Wild life: representations and constructions of Yardies

Murji, Karim (1999). Wild life: representations and constructions of Yardies. In: Ferrell, Jeff and Websdale, Neil eds. Making Trouble: Cultural Representations of Crime, Deviance and Control. New York: Aldine de Gruyter, pp. 179–201.


This chapter is concerned with representations and constructions of "black criminality" and specifically "yardies" in Britain. It draws on ideas about racialization that begin with a view of "race" as a socially and culturally constructed category. From this perspective, racist discourses are seen as generating, and seeking to fix or essentialize, "race differences" as the principal marker of boundaries between groups of people.

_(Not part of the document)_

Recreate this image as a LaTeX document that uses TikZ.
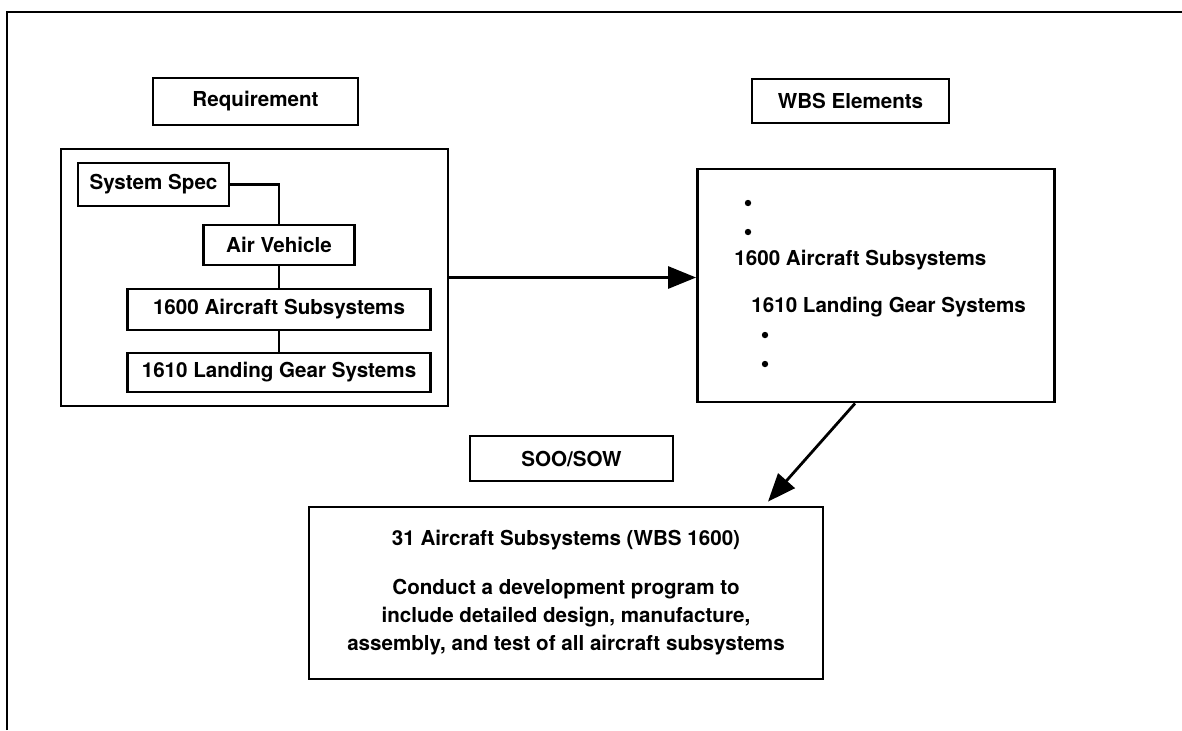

In recent years "cultural difference" has become one of these boundaries. A "new racism" based on cultural rather than biological differences emerged in the 1970s (Barker 1981). Conventional notions of genetic superiority and inferiority were supplanted by beliefs about the incompatibility of different cultures. Cultural differences became a code for race and depictions of the "culture" of ethnic or racial minorities became a means for simultaneoulsy denying, while implicitly reasserting, racial hierarchies through which racism is veiled or "smuggled" back in. A "differential" or "culturalized" racism emerged in the writings of conservative commentators and politicians, where accounts of "black crime", often linked to "cultural pathology", were employed to demarcate cultural difference as a hard and fast boundary that separates "us" from "them".